Paul’s second Old Testament quote was not written by David, but it is about him. It is found in Isaiah 55, where God declares to Israel:
“I will make with you an everlasting covenant,
my steadfast, sure love for David.”
Here Paul is setting up his punch line by establishing that there was a covenant with David that could not possibly be fulfilled in David’s lifetime. David’s “holy and sure blessings”, the steadfast, sure love promised to him by God, included an everlasting throne and kingdom. And yet David had died, and could not possibly personally inherit these promises. And if Messiah, David’s “son”, had been crucified, he too could not possibly fulfill these promises unless he were to rise from the dead.

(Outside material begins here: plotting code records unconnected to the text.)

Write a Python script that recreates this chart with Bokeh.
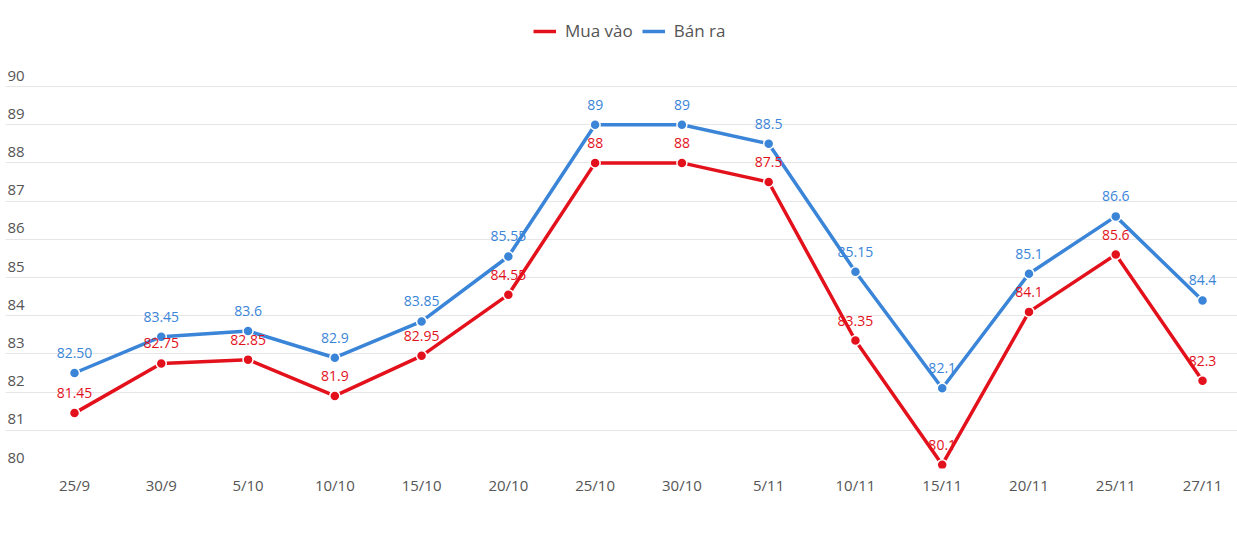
from bokeh.plotting import figure
from bokeh.models import ColumnDataSource, Legend, LegendItem, Range1d, FixedTicker
from bokeh.core.properties import value
from bokeh.embed import file_html
from bokeh.resources import INLINE

categories = ["25/9", "30/9", "5/10", "10/10", "15/10", "20/10", "25/10", "30/10",
              "5/11", "10/11", "15/11", "20/11", "25/11", "27/11"]
mua_vao = [81.45, 82.75, 82.85, 81.9, 82.95, 84.55, 88, 88, 87.5, 83.35, 80.1, 84.1, 85.6, 82.3]
ban_ra = [82.50, 83.45, 83.6, 82.9, 83.85, 85.55, 89, 89, 88.5, 85.15, 82.1, 85.1, 86.6, 84.4]
mua_vao_labels = ["81.45", "82.75", "82.85", "81.9", "82.95", "84.55", "88", "88", "87.5",
                  "83.35", "80.1", "84.1", "85.6", "82.3"]
ban_ra_labels = ["82.50", "83.45", "83.6", "82.9", "83.85", "85.55", "89", "89", "88.5",
                 "85.15", "82.1", "85.1", "86.6", "84.4"]
y_ticks = [80, 81, 82, 83, 84, 85, 86, 87, 88, 89, 90]

RED = "#e3111b"
BLUE = "#3a85d8"
FONT = "Open Sans"

xs = list(range(len(categories)))
W, H = 1237, 551
left_pad = 5
frame_h = 468
x_start = -0.7952
x_end = 13.403
y_start = 80
y_end = 80 + frame_h / 38.2

p = figure(width=W, height=H, output_backend="svg", toolbar_location=None,
           x_range=Range1d(x_start, x_end), y_range=Range1d(y_start, y_end),
           min_border_left=left_pad, min_border_right=0, min_border_top=0,
           min_border_bottom=H - frame_h)
p.outline_line_color = None
p.background_fill_color = "white"
p.border_fill_color = "white"

# axes
p.yaxis.visible = False
p.xaxis.ticker = FixedTicker(ticks=xs)
p.xaxis.major_label_overrides = {i: c for i, c in enumerate(categories)}
p.xaxis.axis_line_color = None
p.xaxis.major_tick_line_color = None
p.xaxis.major_tick_out = 0
p.xaxis.major_tick_in = 0
p.xaxis.minor_tick_line_color = None
p.xaxis.major_label_standoff = 6
p.xaxis.major_label_text_font = FONT
p.xaxis.major_label_text_font_size = "15px"
p.xaxis.major_label_text_color = "#555555"

p.xgrid.visible = False
p.ygrid.ticker = FixedTicker(ticks=y_ticks)
p.ygrid.grid_line_color = "#e6e6e6"
p.ygrid.grid_line_width = 1

# y labels above gridlines at left
ysrc = ColumnDataSource(dict(x=[x_start] * len(y_ticks), y=y_ticks, t=[str(v) for v in y_ticks]))
p.text(x="x", y="y", text="t", source=ysrc, text_font=value(FONT), text_font_size="15px",
       text_color="#555555", text_align="left", text_baseline="middle", y_offset=-11, x_offset=2)

src_r = ColumnDataSource(dict(x=xs, y=mua_vao, t=mua_vao_labels))
src_b = ColumnDataSource(dict(x=xs, y=ban_ra, t=ban_ra_labels))

lr = p.line("x", "y", source=src_r, line_color=RED, line_width=3.5)
lb = p.line("x", "y", source=src_b, line_color=BLUE, line_width=3.5)
p.scatter("x", "y", source=src_r, size=10, fill_color=RED, line_color="white", line_width=1.5)
p.scatter("x", "y", source=src_b, size=10, fill_color=BLUE, line_color="white", line_width=1.5)

p.text("x", "y", text="t", source=src_r, text_font=value(FONT), text_font_size="14px",
       text_color=RED, text_align="center", text_baseline="middle", y_offset=-20)
p.text("x", "y", text="t", source=src_b, text_font=value(FONT), text_font_size="14px",
       text_color=BLUE, text_align="center", text_baseline="middle", y_offset=-20)

legend = Legend(items=[LegendItem(label="Mua vào", renderers=[lr]),
                       LegendItem(label="Bán ra", renderers=[lb])],
                orientation="horizontal", location=(528, frame_h - 42))
legend.padding = 5
legend.margin = 0
legend.spacing = 9
legend.label_standoff = 9
legend.glyph_width = 23
legend.glyph_height = 20
legend.label_height = 20
legend.label_text_font = FONT
legend.label_text_font_size = "17px"
legend.label_text_color = "#555555"
legend.border_line_color = None
legend.background_fill_alpha = 0
p.add_layout(legend)

open("out.html", "w").write(file_html(p, INLINE))
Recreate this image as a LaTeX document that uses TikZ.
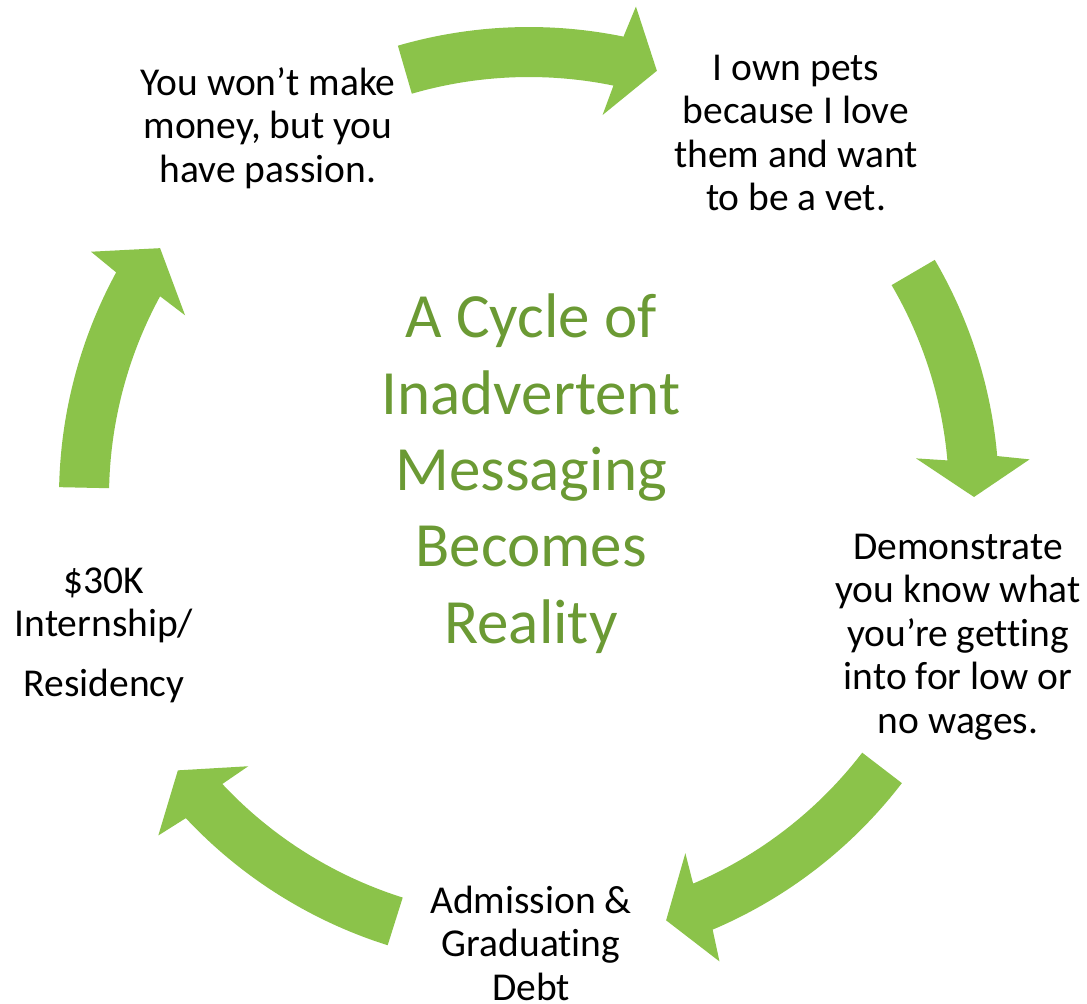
\documentclass[tikz,border=0pt]{standalone}
\usepackage{fontspec}
\setmainfont{Carlito}[Ligatures={NoCommon,NoContextual}]
\definecolor{arrowgreen}{HTML}{8BC34A}
\definecolor{titlegreen}{HTML}{6B9A34}
\tikzset{
  bodytext/.style={align=center, inner sep=0pt, anchor=base, text=black,
    font={\fontsize{39.5}{43.5}\selectfont}},
  titletext/.style={align=center, inner sep=0pt, anchor=base, text=titlegreen,
    font={\fontsize{63}{76.3}\selectfont}},
  cyclearrow/.style={fill=arrowgreen, draw=none}
}
% #1 tail angle, #2 head base angle, #3 tip angle (clockwise: #1 > #2 > #3)
\newcommand{\greenarrow}[3]{%
  \fill[cyclearrow] (#1:470) arc[start angle=#1, end angle=#2, radius=470]
    -- ({#2-0.7}:502) -- (#3:445) -- ({#2+0.7}:389) -- (#2:420)
    arc[start angle=#2, end angle=#1, radius=420] -- cycle;}
\begin{document}
\begin{tikzpicture}[x=1pt,y=1pt]
\useasboundingbox (0,0) rectangle (1087,-1004);
\begin{scope}[shift={(529,-497)}]
  \greenarrow{106.2}{78.4}{73.3}
  \greenarrow{30.3}{5.0}{0.0}
  \greenarrow{-37.5}{-67.0}{-72.05}
  \greenarrow{-107.5}{-136.9}{-142.1}
  \greenarrow{178.8}{151.45}{146.0}
\end{scope}
% anchor=base is the baseline of the last line
\node[bodytext] (pets) at (796,-210.5) {I own pets\\because I love\\them and want\\to be a vet.};
\node[bodytext] (demo) at (958,-733) {Demonstrate\\you know what\\you’re getting\\into for low or\\no wages.};
\node[bodytext] (debt) at (531,-1000) {Admission \&\\Graduating\\Debt};
\node[bodytext] (intern) at (104,-696.7) {\$30K\\Internship/\\[16.7pt]Residency};
\node[bodytext] (money) at (268,-182) {You won’t make\\money, but you\\have passion.};
\node[titletext] (title) at (531,-643) {A Cycle of\\Inadvertent\\Messaging\\Becomes\\Reality};
\end{tikzpicture}
\end{document}
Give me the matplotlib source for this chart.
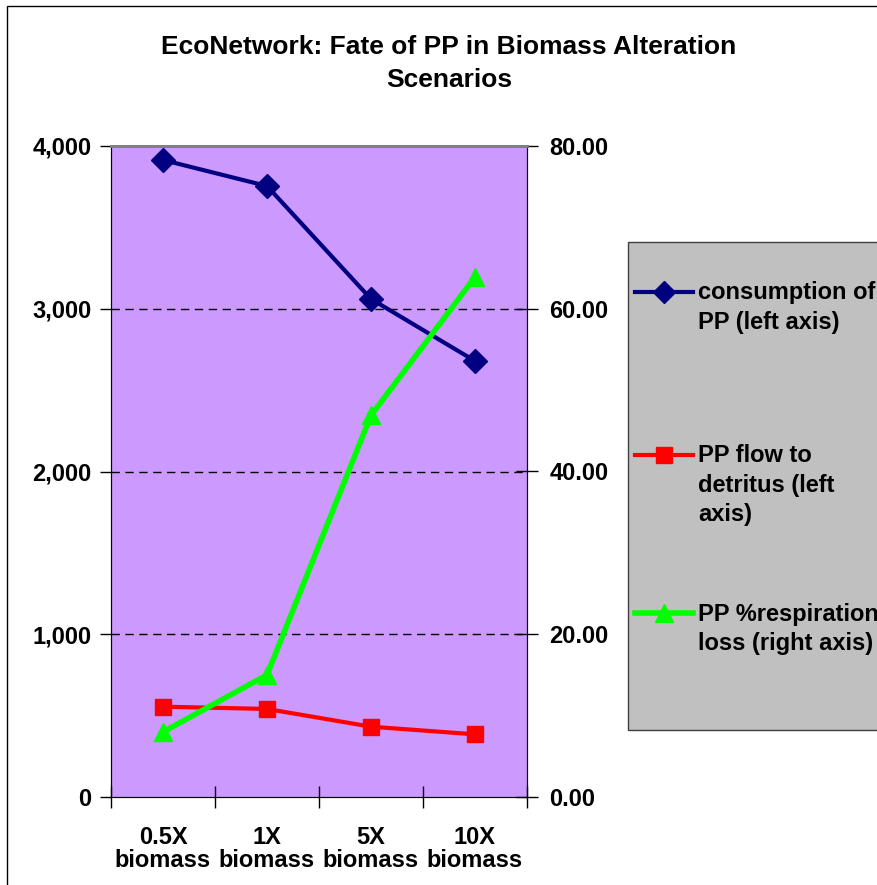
import numpy as np
import matplotlib
matplotlib.use("Agg")
import matplotlib.pyplot as plt
from matplotlib.patches import Rectangle
from matplotlib.lines import Line2D
from matplotlib.ticker import FuncFormatter, MultipleLocator

# scenario data
scenarios = ["0.5X\nbiomass", "1X\nbiomass", "5X\nbiomass", "10X\nbiomass"]
consumption_pp = [3914, 3754, 3060, 2679]      # left axis
pp_to_detritus = [555, 541, 432, 385]          # left axis
pp_resp_loss = [8.0, 15.0, 46.9, 63.9]         # right axis, percent

plt.rcParams["font.family"] = ["Liberation Sans", "DejaVu Sans"]
plt.rcParams["font.weight"] = "bold"

W, H = 878, 885
fig = plt.figure(figsize=(W / 100, H / 100), dpi=100)

# chart area outline
fig.add_artist(Rectangle((7 / W, -0.1), 1.2, 1 - 6 / H + 0.1, transform=fig.transFigure,
                         fill=False, edgecolor="black", lw=1.0))

ax = fig.add_axes([111 / W, 88 / H, 416 / W, 651 / H])
ax.set_facecolor("#CC99FF")
x = np.arange(len(scenarios))

ax.plot(x, consumption_pp, color="#000080", lw=3, marker="D", ms=12, zorder=3)
ax.plot(x, pp_to_detritus, color="#FF0000", lw=3, marker="s", ms=12, zorder=3)

ax.set_xlim(-0.5, len(scenarios) - 0.5)
ax.set_ylim(0, 4000)
ax.yaxis.set_major_locator(MultipleLocator(1000))
ax.yaxis.set_major_formatter(FuncFormatter(lambda v, p: f"{v:,.0f}"))
ax.set_xticks(np.arange(len(scenarios) + 1) - 0.5)
ax.set_xticklabels([])
ax.set_xticks(x, minor=True)
ax.set_xticklabels(scenarios, minor=True, fontsize=17, fontweight="bold", linespacing=1.0)
ax.tick_params(axis="x", which="minor", length=0, pad=21)
ax.tick_params(axis="x", which="major", direction="inout", length=16, width=1)
ax.tick_params(axis="y", direction="out", length=8, width=1, labelsize=17, pad=6)
for v in [1000, 2000, 3000]:
    ax.axhline(v, color="black", lw=1, ls=(0, (6, 4)), zorder=1)
ax.spines["top"].set_color("#808080")
ax.spines["top"].set_linewidth(2)

ax2 = ax.twinx()
ax2.plot(x, pp_resp_loss, color="#00FF00", lw=4, marker="^", ms=13, zorder=3)
ax2.set_ylim(0, 80)
ax2.yaxis.set_major_locator(MultipleLocator(20))
ax2.yaxis.set_major_formatter(FuncFormatter(lambda v, p: f"{v:.2f}"))
ax2.tick_params(axis="y", direction="inout", length=16, width=1, labelsize=17, pad=8)
ax2.spines["top"].set_color("#808080")
ax2.spines["top"].set_linewidth(2)

fig.text(449 / W, 1 - 47 / H, "EcoNetwork: Fate of PP in Biomass Alteration",
         ha="center", va="center", fontsize=19, fontweight="bold")
fig.text(449 / W, 1 - 80 / H, "Scenarios",
         ha="center", va="center", fontsize=19, fontweight="bold")

# legend box
fig.add_artist(Rectangle((628 / W, 1 - 730 / H), 0.5, 488 / H, transform=fig.transFigure,
                         facecolor="#C0C0C0", edgecolor="#404040", lw=1))
legend_items = [
    ("#000080", "D", 11, 3, 292, ["consumption of", "PP (left axis)"]),
    ("#FF0000", "s", 12, 3, 455, ["PP flow to", "detritus (left", "axis)"]),
    ("#00FF00", "^", 13, 4, 613, ["PP %respiration", "loss (right axis)"]),
]
for color, mk, ms, lw, ypx, lines in legend_items:
    yf = 1 - ypx / H
    fig.add_artist(Line2D([635 / W, 693 / W], [yf, yf], transform=fig.transFigure,
                          color=color, lw=lw))
    fig.add_artist(Line2D([664 / W], [yf], transform=fig.transFigure,
                          color=color, marker=mk, ms=ms, lw=0))
    for i, line in enumerate(lines):
        fig.text(698 / W, 1 - (ypx + 1 + 29.5 * i) / H, line, ha="left", va="center",
                 fontsize=17, fontweight="bold")

fig.savefig("out.png", dpi=100)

Finally, Paul quotes Psalm 16, which again was written by David:
“You will not let your Holy One see corruption.”
Again here he is establishing that the resurrection is not only contemplated by the prophets and psalmists but necessary to the plan of God and the fulfillment of his covenant with David. David himself saw corruption. The Lord Jesus did not, and thus was able to personally usher in all the blessings of the Davidic covenant on behalf of Israel, just as surely as he is able to usher in all the spiritual blessings of the new covenant on behalf of those who believe in him today.

The Fulfillment of the Covenant

This message that the resurrection and exaltation of Christ is entirely in harmony with the Old Testament scriptures is Paul’s central thesis in Antioch and elsewhere in his writings. Having established Jesus as Messiah and fulfillment of God’s covenant with King David, Paul goes on to make the offer of forgiveness of sins “through this man” and the offer of a freedom that could not be accomplished by the Law of Moses.

As he concludes, he refers back to the Old Testament one more time. Just in case his audience is incredulous at this interpretation, Paul quotes Habakkuk to demonstrate that this reaction too has been anticipated by the scripture:
“Look, you scoffers, be astounded and perish; for I am doing a work in your days, a work that you will not believe, even if one tells it to you.”
Habakkuk’s prophecy is not about Messiah but about the Chaldeans, but Paul’s point is that being astounded at the way in which God does business is historically a fairly predictable turn of events. So even the unbelief of those who reject the message is actually a fulfillment of Old Testament prophecy.

The Old Testament background and authority Paul draws upon in his gospel message in Antioch might not be of concern or interest to Gentile audiences hearing of these things for the first time.

But the fact that the resurrection of Christ is pivotal to the plans of God and a source of blessing to everyone who believes in his name is a truth relevant to all.